## begin Source material

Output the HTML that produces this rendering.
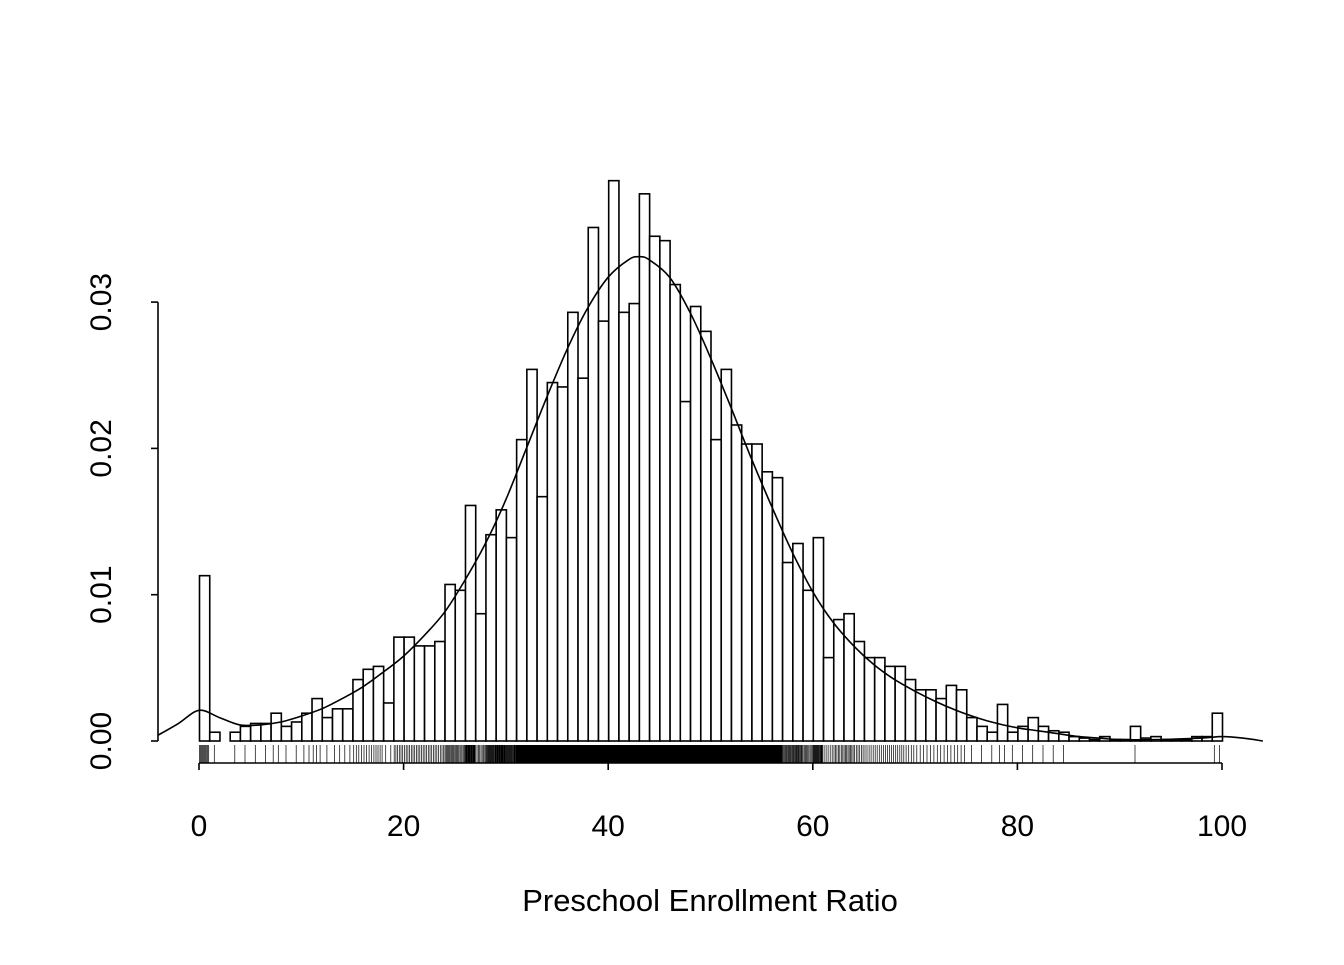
<!DOCTYPE html>
<html><head><meta charset="utf-8"><style>
html,body{margin:0;padding:0;background:#fff;}
svg text{font-family:"Liberation Sans",Arial,sans-serif;fill:#000;}
</style></head><body>
<svg id="chart" width="1344" height="960" xmlns="http://www.w3.org/2000/svg">
<g id="bars"></g>
<g id="rug"></g>
<path id="dens" fill="none" stroke="#000" stroke-width="1.6"/>
<g id="xaxis"></g>
<g id="yaxis"></g>
<text x="710" y="911" font-size="31" text-anchor="middle">Preschool Enrollment Ratio</text>
</svg>
<script>
const binStarts = Array.from({length:100},(_, i)=>i);
const densities = [0.0113,0.0006,0,0.0006,0.001,0.0012,0.0012,0.0019,0.001,0.0013,
0.0019,0.0029,0.0016,0.0022,0.0022,0.0042,0.0049,0.0051,0.0026,0.0071,
0.0071,0.0065,0.0065,0.0068,0.0107,0.0103,0.0161,0.0087,0.0141,0.0158,
0.0139,0.0206,0.0254,0.0167,0.0245,0.0242,0.0293,0.0248,0.0351,0.0287,
0.0383,0.0293,0.0299,0.0374,0.0345,0.0342,0.0312,0.0232,0.0297,0.028,
0.0206,0.0254,0.0216,0.0203,0.0203,0.0184,0.018,0.0122,0.0135,0.0103,
0.0139,0.0057,0.0083,0.0087,0.0068,0.0057,0.0057,0.0051,0.0051,0.0042,
0.0035,0.0035,0.0029,0.0038,0.0035,0.0016,0.001,0.0006,0.0025,0.0006,
0.001,0.0016,0.001,0.0007,0.0006,0.0003,0.0002,0.0001,0.0003,0.0001,
0.0001,0.001,0.0002,0.0003,0.0001,0.0001,0.0001,0.0003,0.0003,0.0019];
const densX = [-4,-2,0,2,4,6,8,10,12,14,16,18,20,22,24,26,28,30,32,34,36,38,40,42,43,44,46,48,50,52,54,56,58,60,62,64,66,68,70,72,74,76,78,80,82,84,86,88,90,94,98,100,102,104];
const densY = [0.0004,0.0012,0.0021,0.0016,0.0011,0.0011,0.0013,0.0017,0.0022,0.0029,0.0037,0.0047,0.0058,0.0072,0.0088,0.011,0.0135,0.0165,0.02,0.0235,0.0268,0.0296,0.0317,0.0329,0.0331,0.0329,0.0317,0.0293,0.0262,0.0228,0.0193,0.016,0.0129,0.0102,0.0081,0.0065,0.0052,0.0042,0.0034,0.0027,0.0021,0.0016,0.0012,0.0009,0.0007,0.0005,0.0003,0.0002,0.0001,0.0001,0.0002,0.0003,0.0002,0];
const xTicks = [0,20,40,60,80,100];
const yTicks = [0,0.01,0.02,0.03];
const yTickLabels = ["0.00","0.01","0.02","0.03"];

const NS="http://www.w3.org/2000/svg";
const sx = v => 199 + v*10.23;
const sy = v => 741 - v*14630;
function mk(tag, parent){const e=document.createElementNS(NS,tag);parent.appendChild(e);return e;}

const bars=document.getElementById('bars');
binStarts.forEach((b,i)=>{
  if(densities[i]<=0) return;
  const r=mk('rect',bars);
  
  
  r.setAttribute('x',sx(b)+0.5);r.setAttribute('y',sy(densities[i]));
  r.setAttribute('width',10.23);r.setAttribute('height',sy(0)-sy(densities[i]));
  r.setAttribute('fill','#fff');r.setAttribute('stroke','#000');r.setAttribute('stroke-width','1.6');
});

const rug=document.getElementById('rug');
let rd='';
binStarts.forEach((b,i)=>{
  const n=Math.round(densities[i]*900);
  for(let k=0;k<n;k++){const x=sx(b+(k+0.5)/n);rd+=`M${x.toFixed(1)},745V763`;}
});
const rp=mk('path',rug);


rp.setAttribute('d',rd);rp.setAttribute('stroke','#000');rp.setAttribute('stroke-width','0.7');

// smooth Catmull-Rom curve through density points
const pts=densX.map((x,i)=>[sx(x),sy(densY[i])]);
let d=`M${pts[0][0].toFixed(1)},${pts[0][1].toFixed(1)}`;
for(let i=0;i<pts.length-1;i++){
  const p0=pts[Math.max(0,i-1)],p1=pts[i],p2=pts[i+1],p3=pts[Math.min(pts.length-1,i+2)];
  const c1=[p1[0]+(p2[0]-p0[0])/6,p1[1]+(p2[1]-p0[1])/6];
  const c2=[p2[0]-(p3[0]-p1[0])/6,p2[1]-(p3[1]-p1[1])/6];
  d+=`C${c1[0].toFixed(1)},${c1[1].toFixed(1)} ${c2[0].toFixed(1)},${c2[1].toFixed(1)} ${p2[0].toFixed(1)},${p2[1].toFixed(1)}`;
}
document.getElementById('dens').setAttribute('d',d);

const xa=document.getElementById('xaxis');
const xl=mk('line',xa);


xl.setAttribute('x1',sx(0));xl.setAttribute('x2',sx(100));xl.setAttribute('y1',763);xl.setAttribute('y2',763);xl.setAttribute('stroke','#000');xl.setAttribute('stroke-width','1.6');
xTicks.forEach(t=>{
  const l=mk('line',xa);
  
  
  l.setAttribute('x1',sx(t));l.setAttribute('x2',sx(t));l.setAttribute('y1',763);l.setAttribute('y2',770);l.setAttribute('stroke','#000');l.setAttribute('stroke-width','1.6');
  const tx=mk('text',xa);
  
  
  tx.setAttribute('x',sx(t));tx.setAttribute('y',836);tx.setAttribute('font-size','30');tx.setAttribute('text-anchor','middle');tx.textContent=t;
});

const ya=document.getElementById('yaxis');
const yl=mk('line',ya);


yl.setAttribute('x1',158);yl.setAttribute('x2',158);yl.setAttribute('y1',sy(0));yl.setAttribute('y2',sy(0.03));yl.setAttribute('stroke','#000');yl.setAttribute('stroke-width','1.6');
yTicks.forEach((t,i)=>{
  const l=mk('line',ya);
  
  
  l.setAttribute('x1',151);l.setAttribute('x2',158);l.setAttribute('y1',sy(t));l.setAttribute('y2',sy(t));l.setAttribute('stroke','#000');l.setAttribute('stroke-width','1.6');
  const tx=mk('text',ya);
  
  
  tx.setAttribute('transform',`translate(111,${sy(t)}) rotate(-90)`);tx.setAttribute('font-size','30');tx.setAttribute('text-anchor','middle');tx.textContent=yTickLabels[i];
});
</script>
</body></html>
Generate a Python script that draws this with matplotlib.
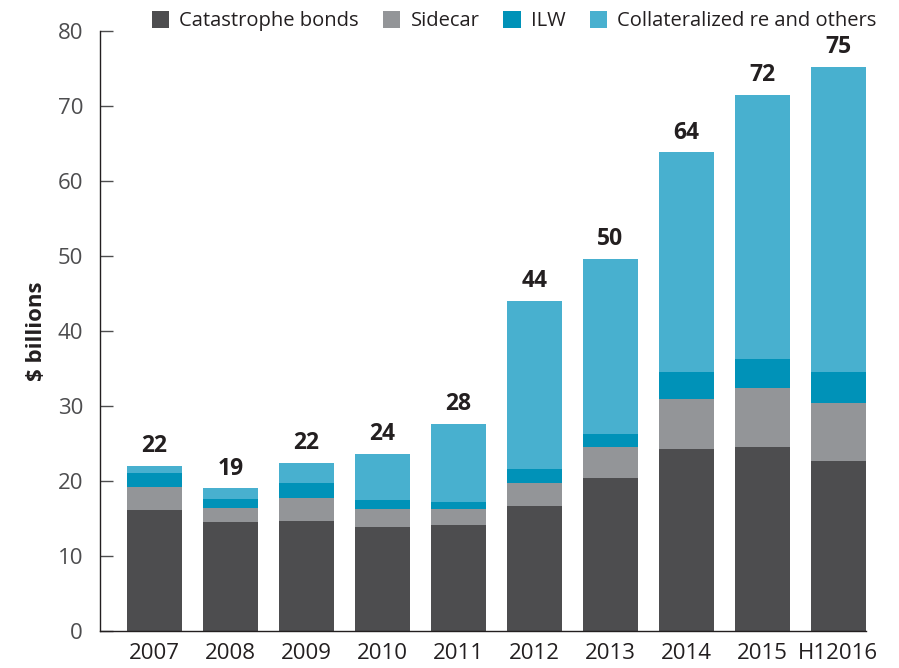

## end Source material

> [Your goal]
Quote every record above exactly, leaving out the pictures.

> [Task output]
Output the HTML that produces this rendering.
<!DOCTYPE html>
<html><head><meta charset="utf-8"><style>
html,body{margin:0;padding:0;background:#fff;}
svg text{font-family:"Liberation Sans",Arial,sans-serif;fill:#000;}
</style></head><body>
<svg id="chart" width="1344" height="960" xmlns="http://www.w3.org/2000/svg">
<g id="bars"></g>
<g id="rug"></g>
<path id="dens" fill="none" stroke="#000" stroke-width="1.6"/>
<g id="xaxis"></g>
<g id="yaxis"></g>
<text x="710" y="911" font-size="31" text-anchor="middle">Preschool Enrollment Ratio</text>
</svg>
<script>
const binStarts = Array.from({length:100},(_, i)=>i);
const densities = [0.0113,0.0006,0,0.0006,0.001,0.0012,0.0012,0.0019,0.001,0.0013,
0.0019,0.0029,0.0016,0.0022,0.0022,0.0042,0.0049,0.0051,0.0026,0.0071,
0.0071,0.0065,0.0065,0.0068,0.0107,0.0103,0.0161,0.0087,0.0141,0.0158,
0.0139,0.0206,0.0254,0.0167,0.0245,0.0242,0.0293,0.0248,0.0351,0.0287,
0.0383,0.0293,0.0299,0.0374,0.0345,0.0342,0.0312,0.0232,0.0297,0.028,
0.0206,0.0254,0.0216,0.0203,0.0203,0.0184,0.018,0.0122,0.0135,0.0103,
0.0139,0.0057,0.0083,0.0087,0.0068,0.0057,0.0057,0.0051,0.0051,0.0042,
0.0035,0.0035,0.0029,0.0038,0.0035,0.0016,0.001,0.0006,0.0025,0.0006,
0.001,0.0016,0.001,0.0007,0.0006,0.0003,0.0002,0.0001,0.0003,0.0001,
0.0001,0.001,0.0002,0.0003,0.0001,0.0001,0.0001,0.0003,0.0003,0.0019];
const densX = [-4,-2,0,2,4,6,8,10,12,14,16,18,20,22,24,26,28,30,32,34,36,38,40,42,43,44,46,48,50,52,54,56,58,60,62,64,66,68,70,72,74,76,78,80,82,84,86,88,90,94,98,100,102,104];
const densY = [0.0004,0.0012,0.0021,0.0016,0.0011,0.0011,0.0013,0.0017,0.0022,0.0029,0.0037,0.0047,0.0058,0.0072,0.0088,0.011,0.0135,0.0165,0.02,0.0235,0.0268,0.0296,0.0317,0.0329,0.0331,0.0329,0.0317,0.0293,0.0262,0.0228,0.0193,0.016,0.0129,0.0102,0.0081,0.0065,0.0052,0.0042,0.0034,0.0027,0.0021,0.0016,0.0012,0.0009,0.0007,0.0005,0.0003,0.0002,0.0001,0.0001,0.0002,0.0003,0.0002,0];
const xTicks = [0,20,40,60,80,100];
const yTicks = [0,0.01,0.02,0.03];
const yTickLabels = ["0.00","0.01","0.02","0.03"];

const NS="http://www.w3.org/2000/svg";
const sx = v => 199 + v*10.23;
const sy = v => 741 - v*14630;
function mk(tag, parent){const e=document.createElementNS(NS,tag);parent.appendChild(e);return e;}

const bars=document.getElementById('bars');
binStarts.forEach((b,i)=>{
  if(densities[i]<=0) return;
  const r=mk('rect',bars);
  
  
  r.setAttribute('x',sx(b)+0.5);r.setAttribute('y',sy(densities[i]));
  r.setAttribute('width',10.23);r.setAttribute('height',sy(0)-sy(densities[i]));
  r.setAttribute('fill','#fff');r.setAttribute('stroke','#000');r.setAttribute('stroke-width','1.6');
});

const rug=document.getElementById('rug');
let rd='';
binStarts.forEach((b,i)=>{
  const n=Math.round(densities[i]*900);
  for(let k=0;k<n;k++){const x=sx(b+(k+0.5)/n);rd+=`M${x.toFixed(1)},745V763`;}
});
const rp=mk('path',rug);


rp.setAttribute('d',rd);rp.setAttribute('stroke','#000');rp.setAttribute('stroke-width','0.7');

// smooth Catmull-Rom curve through density points
const pts=densX.map((x,i)=>[sx(x),sy(densY[i])]);
let d=`M${pts[0][0].toFixed(1)},${pts[0][1].toFixed(1)}`;
for(let i=0;i<pts.length-1;i++){
  const p0=pts[Math.max(0,i-1)],p1=pts[i],p2=pts[i+1],p3=pts[Math.min(pts.length-1,i+2)];
  const c1=[p1[0]+(p2[0]-p0[0])/6,p1[1]+(p2[1]-p0[1])/6];
  const c2=[p2[0]-(p3[0]-p1[0])/6,p2[1]-(p3[1]-p1[1])/6];
  d+=`C${c1[0].toFixed(1)},${c1[1].toFixed(1)} ${c2[0].toFixed(1)},${c2[1].toFixed(1)} ${p2[0].toFixed(1)},${p2[1].toFixed(1)}`;
}
document.getElementById('dens').setAttribute('d',d);

const xa=document.getElementById('xaxis');
const xl=mk('line',xa);


xl.setAttribute('x1',sx(0));xl.setAttribute('x2',sx(100));xl.setAttribute('y1',763);xl.setAttribute('y2',763);xl.setAttribute('stroke','#000');xl.setAttribute('stroke-width','1.6');
xTicks.forEach(t=>{
  const l=mk('line',xa);
  
  
  l.setAttribute('x1',sx(t));l.setAttribute('x2',sx(t));l.setAttribute('y1',763);l.setAttribute('y2',770);l.setAttribute('stroke','#000');l.setAttribute('stroke-width','1.6');
  const tx=mk('text',xa);
  
  
  tx.setAttribute('x',sx(t));tx.setAttribute('y',836);tx.setAttribute('font-size','30');tx.setAttribute('text-anchor','middle');tx.textContent=t;
});

const ya=document.getElementById('yaxis');
const yl=mk('line',ya);


yl.setAttribute('x1',158);yl.setAttribute('x2',158);yl.setAttribute('y1',sy(0));yl.setAttribute('y2',sy(0.03));yl.setAttribute('stroke','#000');yl.setAttribute('stroke-width','1.6');
yTicks.forEach((t,i)=>{
  const l=mk('line',ya);
  
  
  l.setAttribute('x1',151);l.setAttribute('x2',158);l.setAttribute('y1',sy(t));l.setAttribute('y2',sy(t));l.setAttribute('stroke','#000');l.setAttribute('stroke-width','1.6');
  const tx=mk('text',ya);
  
  
  tx.setAttribute('transform',`translate(111,${sy(t)}) rotate(-90)`);tx.setAttribute('font-size','30');tx.setAttribute('text-anchor','middle');tx.textContent=yTickLabels[i];
});
</script>
</body></html>
Generate a Python script that draws this with matplotlib.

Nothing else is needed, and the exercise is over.